Weak decays in superheavy nuclei

Abstract

Superheavy nuclei represent the heaviest atoms and nuclides known at the limit of mass and charge. The observed superheavy nuclei are all proton-rich; they decay primarily by emitting $\alpha$ particles and fission, with a possible small electron capture (EC) branch. Due to the huge atomic numbers and associated relativistic effects, EC-decays of superheavy systems are expected to differ from what is known in lighter nuclei. In this paper, using the quantified relativistic nuclear density functional theory and the quasiparticle random-phase approximation with the interaction optimized to experimental $\beta^-$-decay half-lives and Gamow-Teller resonance energies, we study the EC/$\beta^\pm$-decays in $Z = 101-118$ nuclei.
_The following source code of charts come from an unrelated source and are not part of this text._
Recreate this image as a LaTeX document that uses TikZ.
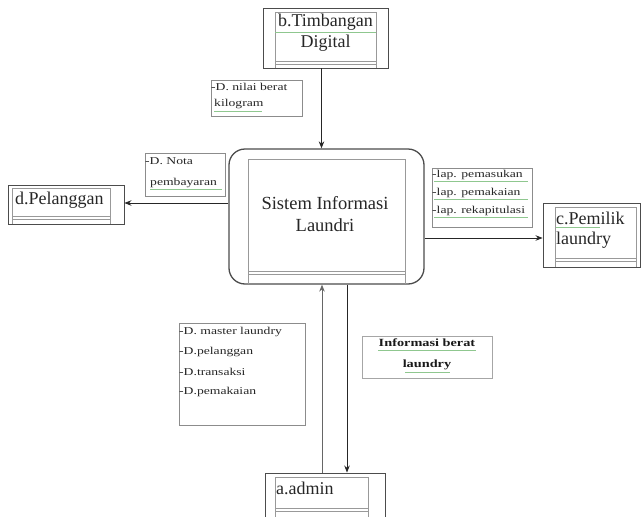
\documentclass[tikz,border=0pt]{standalone}
\usepackage{fontspec}
\setmainfont{Liberation Serif}
\newfontfamily\labfont[FakeStretch=1.3]{Liberation Serif}
\usetikzlibrary{arrows.meta}
\definecolor{spell}{HTML}{8FC78F}
\begin{document}
\begin{tikzpicture}[x=1pt,y=-1pt,
  frame/.style={draw=black!70, line width=0.9pt},
  innerline/.style={draw=black!40, line width=0.6pt},
  lblbox/.style={draw=black!45, line width=0.6pt},
  arr/.style={draw=black!85, line width=0.9pt, -{Stealth[length=7pt,width=5.5pt]}},
  enttext/.style={font=\fontsize{18}{20}\selectfont, text=black!85, inner sep=0pt},
  lbl/.style={font=\labfont\fontsize{10.5}{12}\selectfont, text=black!85, inner sep=0pt, anchor=west},
  boldlbl/.style={font=\labfont\bfseries\fontsize{11}{13}\selectfont, text=black!90, inner sep=0pt},
  green/.style={draw=spell, line width=0.8pt},
]
\useasboundingbox (0,0) rectangle (641,517);

% ---------- main process ----------
\node[frame, line width=1.3pt, rounded corners=16pt, minimum width=195pt, minimum height=135pt, inner sep=0pt] (sys) at (326.5,216.5) {};
\draw[innerline] (248,284) -- (248,159) -- (405,159) -- (405,284);
\draw[innerline] (248,271) -- (405,271);
\draw[innerline] (248,274) -- (405,274);
\node[enttext, font=\fontsize{18.5}{22}\selectfont, align=center] (systxt) at (325,214) {Sistem Informasi\\Laundri};

% ---------- b. Timbangan Digital ----------
\node[frame, minimum width=125pt, minimum height=60pt, inner sep=0pt] (tb) at (325.5,38) {};
\draw[innerline] (275,68) -- (275,12) -- (376,12) -- (376,68);
\draw[innerline] (275,61) -- (376,61);
\draw[innerline] (275,64) -- (376,64);
\draw[green] (275,32) -- (376,32);
\node[enttext] (tbtxt1) at (325.5,22) {b.Timbangan};
\node[enttext] (tbtxt2) at (325.5,43) {Digital};

% ---------- d. Pelanggan ----------
\node[frame, minimum width=116pt, minimum height=39pt, inner sep=0pt] (pel) at (66,204.5) {};
\draw[innerline] (12,224) -- (12,188) -- (110,188) -- (110,224);
\draw[innerline] (12,216) -- (110,216);
\draw[innerline] (12,219) -- (110,219);
\node[enttext, anchor=west] (peltxt) at (15,200) {d.Pelanggan};

% ---------- c. Pemilik laundry ----------
\node[frame, minimum width=97pt, minimum height=64pt, inner sep=0pt] (pem) at (591.5,235) {};
\draw[innerline] (555,267) -- (555,207) -- (636,207) -- (636,267);
\draw[innerline] (555,258) -- (636,258);
\draw[innerline] (555,261) -- (636,261);
\draw[green] (556,227) -- (600,227);
\node[enttext, anchor=west] (pemtxt1) at (556,218) {c.Pemilik};
\node[enttext, anchor=west] (pemtxt2) at (556,240) {laundry};

% ---------- a. admin ----------
\node[frame, minimum width=120pt, minimum height=46pt, inner sep=0pt] (adm) at (325,496) {};
\draw[innerline] (275,517) -- (275,477) -- (368,477) -- (368,517);
\draw[innerline] (275,508) -- (368,508);
\draw[innerline] (275,511) -- (368,511);
\node[enttext, anchor=west] (admtxt) at (276,488) {a.admin};

% ---------- flows ----------
\draw[arr] ([xshift=-4pt]tb.south) -- ([xshift=-4pt]tb.south |- sys.north);
\draw[arr] ([yshift=13.5pt]sys.west) -- ([yshift=13.5pt]sys.west -| pel.east);
\draw[arr] ([yshift=-21.5pt]sys.east) -- ([yshift=-21.5pt]sys.east -| pem.west);
\draw[arr, draw=black!60] ([xshift=-4.5pt]sys.south |- adm.north) -- ([xshift=-4.5pt]sys.south);
\draw[arr] ([xshift=20.5pt]sys.south) -- ([xshift=20.5pt]sys.south |- adm.north);

% ---------- flow labels ----------
% nilai berat
\draw[lblbox] (211,80) rectangle (302,116);
\node[lbl] (nb1) at (211,87) {-D. nilai berat};
\node[lbl] (nb2) at (214,104) {kilogram};
\draw[green] (214,111) -- (262,111);

% nota
\draw[lblbox] (145,153) rectangle (225,196);
\node[lbl] (nt1) at (145,161) {-D. Nota};
\node[lbl] (nt2) at (150,183) {pembayaran};
\draw[green] (150,189) -- (222,189);

% laporan
\draw[lblbox] (432,168) rectangle (532,227);
\node[lbl] (lp1) at (432,175) {-lap. pemasukan};
\node[lbl] (lp2) at (432,193) {-lap. pemakaian};
\node[lbl] (lp3) at (432,211) {-lap. rekapitulasi};
\draw[green] (434,181) -- (528,181);
\draw[green] (434,199) -- (528,199);
\draw[green] (434,217) -- (528,217);

% admin inputs
\draw[lblbox] (179,323) rectangle (305,425);
\node[lbl] (ad1) at (179,332) {-D. master laundry};
\node[lbl] (ad2) at (179,352) {-D.pelanggan};
\node[lbl] (ad3) at (179,372) {-D.transaksi};
\node[lbl] (ad4) at (179,392) {-D.pemakaian};

% informasi berat
\draw[lblbox, draw=black!35] (362,336) rectangle (492,378);
\node[boldlbl] (ib1) at (427,343) {Informasi berat};
\node[boldlbl] (ib2) at (427,365) {laundry};
\draw[green] (378,350) -- (476,350);
\draw[green] (405,372) -- (450,372);
\end{tikzpicture}
\end{document}
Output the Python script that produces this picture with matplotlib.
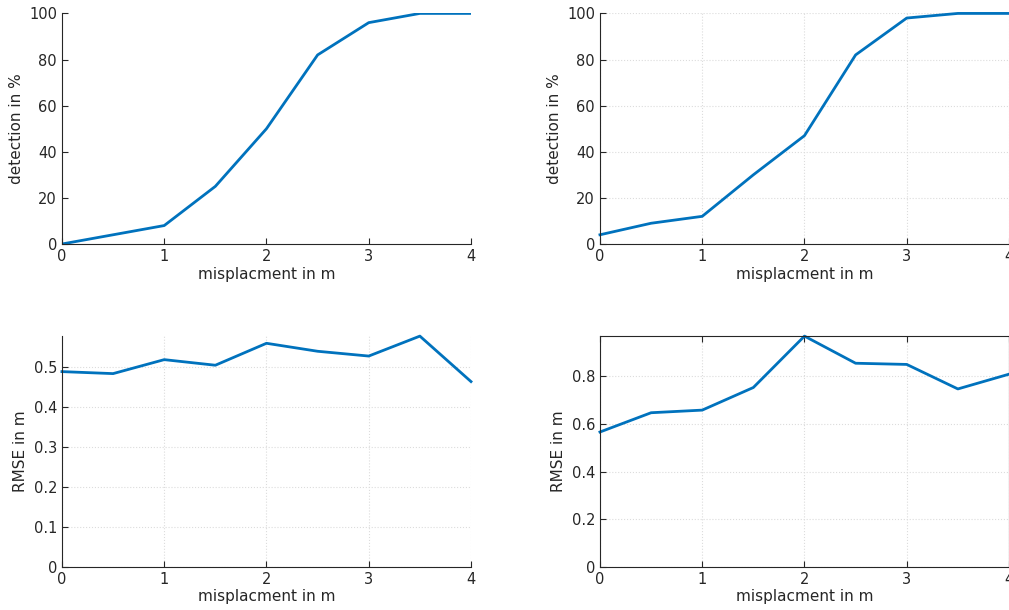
import matplotlib
matplotlib.use('Agg')
import matplotlib.pyplot as plt
from matplotlib.ticker import FuncFormatter

misplacement = [0, 0.5, 1, 1.5, 2, 2.5, 3, 3.5, 4]

detection_left = [0, 4, 8, 25, 50, 82, 96, 100, 100]
detection_right = [4, 9, 12, 30, 47, 82, 98, 100, 100]

rmse_left = [0.489, 0.484, 0.519, 0.505, 0.560, 0.540, 0.528, 0.578, 0.464]
rmse_right = [0.566, 0.647, 0.658, 0.753, 0.969, 0.855, 0.850, 0.747, 0.809]

LINE_COLOR = '#0072BD'
AX_COLOR = '#262626'

plt.rcParams['font.family'] = 'DejaVu Sans'
plt.rcParams['font.size'] = 10

fig = plt.figure(figsize=(10.09, 6.10), dpi=100)


def _style(ax, grid, box):
    for side in ['left', 'bottom', 'top', 'right']:
        ax.spines[side].set_color(AX_COLOR)
        ax.spines[side].set_linewidth(0.8)
    if not box:
        ax.spines['top'].set_visible(False)
        ax.spines['right'].set_visible(False)
    ax.tick_params(direction='in', length=4, width=0.8, colors=AX_COLOR,
                   labelsize=10.5, top=box, right=False)
    if grid:
        ax.grid(True, linestyle=':', color='#dcdcdc', linewidth=0.8)
        ax.set_axisbelow(True)
    ax.set_xlim(0, 4)
    ax.set_xticks([0, 1, 2, 3, 4])
    ax.yaxis.set_major_formatter(FuncFormatter(lambda v, _: f'{v:g}'))
    ax.set_xlabel('misplacment in m', fontsize=11, color=AX_COLOR, labelpad=2)


w = 0.4054
h = 0.378

ax1 = fig.add_axes([0.0614, 0.6, w, h])
ax1.plot(misplacement, detection_left, color=LINE_COLOR, linewidth=2)
ax1.set_ylim(0, 100)
ax1.set_ylabel('detection in %', fontsize=11, color=AX_COLOR)
_style(ax1, grid=False, box=False)

ax2 = fig.add_axes([0.5946, 0.6, w, h])
ax2.plot(misplacement, detection_right, color=LINE_COLOR, linewidth=2, clip_on=False)
ax2.set_ylim(0, 100)
ax2.set_ylabel('detection in %', fontsize=11, color=AX_COLOR)
_style(ax2, grid=True, box=False)

ax3 = fig.add_axes([0.0614, 0.071, w, h])
ax3.plot(misplacement, rmse_left, color=LINE_COLOR, linewidth=2, clip_on=False)
ax3.set_ylim(0, max(rmse_left))
ax3.set_yticks([0, 0.1, 0.2, 0.3, 0.4, 0.5])
ax3.set_ylabel('RMSE in m', fontsize=11, color=AX_COLOR)
_style(ax3, grid=True, box=False)

ax4 = fig.add_axes([0.5946, 0.071, w, h])
ax4.plot(misplacement, rmse_right, color=LINE_COLOR, linewidth=2, clip_on=False)
ax4.set_ylim(0, max(rmse_right))
ax4.set_yticks([0, 0.2, 0.4, 0.6, 0.8])
ax4.set_ylabel('RMSE in m', fontsize=11, color=AX_COLOR)
_style(ax4, grid=True, box=True)

fig.savefig('out.png', dpi=100)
Both allowed ($1^+$) and first-forbidden ($0^-, 1^-$ and $2^-$) transitions are considered. We show that the first-forbidden $1^-$ transitions dominate the decay rates in almost all studied nuclei. For proton-rich nuclei, EC dominates over $\beta^+$ decay. We identify 44 nuclei with EC/$\beta^+$ branching ratio larger than 5\%, indicating a possible competition with $\alpha$-decay and spontaneous fission channels.